Noch vor ein paar Jahren - es muss wohl 2003 gewesen sein - habe ich auf der JAX Konferenz für ein .NET Statement in der Kategorie von "Es gibt da draußen keine großen .NET Systeme" erhebliche Prügel bezogen und das wohlgemerkt auf eine Java Konferenz. Überhaupt hatte ich das Gefühl, dass Microsoft ein sehr geschicktes Marketing zeigt: Sie treten auf Java Konferenzen auf und zwar mit der Aussage "Hey, guck mal, ist fast Java, ist doch auch nett, oder?" und bei den Entwicklern herrscht - berechtigterweise - die Stimmung vor, dass man eben die Technologie wählt, die passt, und .NET ist eben schon eine sinnvolle Technologie.
In letzter Zeit mehren sich allerdings aus meiner Sicht die Anzeichen dafür, dass .NET anscheinend im Enterprise Bereich ein Problem hat. Viele Firmen scheinen ein strategisches Commitment zugunsten von Java zu haben und haben kein Interesse, auch .NET noch zu unterstützen. Während dies nur bedeutet, dass Java eben früher da war und dadurch schwer zu verdrängen ist, gibt es dann sogar Firmen, die ein solches Commitment haben, um einen Vendor-Lock-In zu vermeiden. Firmen mit Mainframe Erfahrung wissen häufig, wo so ein Vendor-Lock-In endet.
Ich selber muss auch immer noch gestehen, dass es mir schwer fällt, zu glauben, dass man mit Windows wirklich große Server betreiben kann. Dies ist allerdings deutlich ein Vorurteil: Ich habe noch nirgendwo gesehen, dass soetwas schief geht, und es gibt Referenzkunden, bei denen soetwas funktioniert.
Wo ist also .NET einzuordnen?

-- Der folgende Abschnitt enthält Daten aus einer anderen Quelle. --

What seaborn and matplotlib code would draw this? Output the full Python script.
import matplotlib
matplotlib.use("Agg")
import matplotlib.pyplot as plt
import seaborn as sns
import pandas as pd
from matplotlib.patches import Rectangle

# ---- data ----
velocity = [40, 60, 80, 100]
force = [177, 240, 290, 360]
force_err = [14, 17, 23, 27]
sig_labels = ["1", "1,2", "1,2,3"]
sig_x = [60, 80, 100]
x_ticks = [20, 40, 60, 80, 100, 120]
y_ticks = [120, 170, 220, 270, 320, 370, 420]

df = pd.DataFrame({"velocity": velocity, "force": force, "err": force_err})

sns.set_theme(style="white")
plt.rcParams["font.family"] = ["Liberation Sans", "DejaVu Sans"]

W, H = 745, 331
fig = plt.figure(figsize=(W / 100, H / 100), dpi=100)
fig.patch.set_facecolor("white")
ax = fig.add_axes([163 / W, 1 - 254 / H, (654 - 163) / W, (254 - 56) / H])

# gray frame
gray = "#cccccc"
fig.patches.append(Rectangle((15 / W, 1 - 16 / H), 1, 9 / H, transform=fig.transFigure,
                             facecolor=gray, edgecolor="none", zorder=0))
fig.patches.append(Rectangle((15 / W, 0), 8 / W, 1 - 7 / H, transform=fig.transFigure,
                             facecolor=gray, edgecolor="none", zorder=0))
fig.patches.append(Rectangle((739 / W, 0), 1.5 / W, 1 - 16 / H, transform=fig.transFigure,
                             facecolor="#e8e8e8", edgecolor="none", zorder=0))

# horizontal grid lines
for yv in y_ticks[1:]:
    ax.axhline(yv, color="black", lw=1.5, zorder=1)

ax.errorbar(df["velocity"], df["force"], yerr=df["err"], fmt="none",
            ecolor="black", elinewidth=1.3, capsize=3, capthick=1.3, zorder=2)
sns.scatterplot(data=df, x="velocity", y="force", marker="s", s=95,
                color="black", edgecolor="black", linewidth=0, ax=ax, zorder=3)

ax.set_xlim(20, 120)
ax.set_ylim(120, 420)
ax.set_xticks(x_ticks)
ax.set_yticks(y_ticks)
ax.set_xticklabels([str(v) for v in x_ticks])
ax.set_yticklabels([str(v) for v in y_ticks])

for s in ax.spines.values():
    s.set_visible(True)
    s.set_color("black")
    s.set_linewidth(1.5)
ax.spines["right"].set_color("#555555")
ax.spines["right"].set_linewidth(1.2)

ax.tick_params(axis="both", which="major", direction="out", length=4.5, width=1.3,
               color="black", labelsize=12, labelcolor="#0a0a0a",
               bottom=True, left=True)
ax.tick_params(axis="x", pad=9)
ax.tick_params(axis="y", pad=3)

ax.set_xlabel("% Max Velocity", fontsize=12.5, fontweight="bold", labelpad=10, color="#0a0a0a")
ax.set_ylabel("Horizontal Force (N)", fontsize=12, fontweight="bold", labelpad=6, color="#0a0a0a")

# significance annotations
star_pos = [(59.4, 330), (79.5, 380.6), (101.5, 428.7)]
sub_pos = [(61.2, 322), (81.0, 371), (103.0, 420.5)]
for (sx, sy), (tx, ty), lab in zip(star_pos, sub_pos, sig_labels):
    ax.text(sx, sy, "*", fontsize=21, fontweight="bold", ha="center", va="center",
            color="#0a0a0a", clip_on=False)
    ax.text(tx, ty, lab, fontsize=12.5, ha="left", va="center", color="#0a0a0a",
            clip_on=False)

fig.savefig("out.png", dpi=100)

Wahrscheinlich im Mittelstand, bei denen Windows Skills vorhanden sind und die mit Microsoft Server einen recht umfangreichen Application Server im Betriebssystem integriert bekommen und auch eine leichte Integration von Exchange usw. Wer also eine Integration in die Microsoft Plattform sucht - und damit meine ich die anderen Microsoft Server Produkte - ist mit .NET gut bedient.
Die andere Stärke von .NET sind ja scheinbar Client Systeme. Ob das wirklich so sinnvoll ist, sei mal dahingestellt: Mit Eclipse RCP gibt es in der Java Welt eine aus meiner Sicht attraktive Lösung, die auch über eine GUI Bibliothek hinausgeht und eine Struktur einer Client Anwendung vorgibt. Ob es soetwas auch im .NET Umfeld gibt, ist mir unklar. Und eine Fernsteuerung von Office zumindest mit Groovy (Java Skriptsprache) ist genauso einfach wie mit .NET. Dennoch ist es natürlich so, dass man mit .NET hier die "offizielle" API hat.
Was bedeutet das? Die Argumentation ist - wie man sieht - nicht sehr technisch - hier gibt es wohl kaum einen klaren Sieger. Ein wichtiger Punkt ist Plattform-Gedanken und die dahinter stehenden Namen: Es geht Microsoft mit .NET Plattform und den verschiedenen .NET Servern und auf der anderen Seite um die Java EE Plattform, auf die z.B. auch Oracle, SAP und IBM ihre weiteren Produkte aufbauen.
Strategisch scheint es zum einen schwerer als gedacht zu sein, Java aus den Unternehmen herauszudrängen, und es kann auch sein, dass bei CIOs doch die Angst vor proprietären Lösungen zu groß ist. Also sollte man das ganze weiter beobachten und wenn man Microsoft in der Vergangenheit studiert hat, weiss man, dass sie auch nach einem ersten, weniger erfolgreichen Versuch, nicht locker lassen. Für Java EE ist das Ziel natürlich, auch im Mittelstand und bei weniger komplexen Projekten eine gute Alternative zu sein: Genau dies soll die Vereinfachung in Java EE 5 und Java SE 5 bringen. Konkurrenz und Pluralismus belebgen das Geschäft, führen zu besseren Produkten und machen das Business spannend. Ich bin schon auf die weiteren Schachzüge in diesem Spiel gespannt!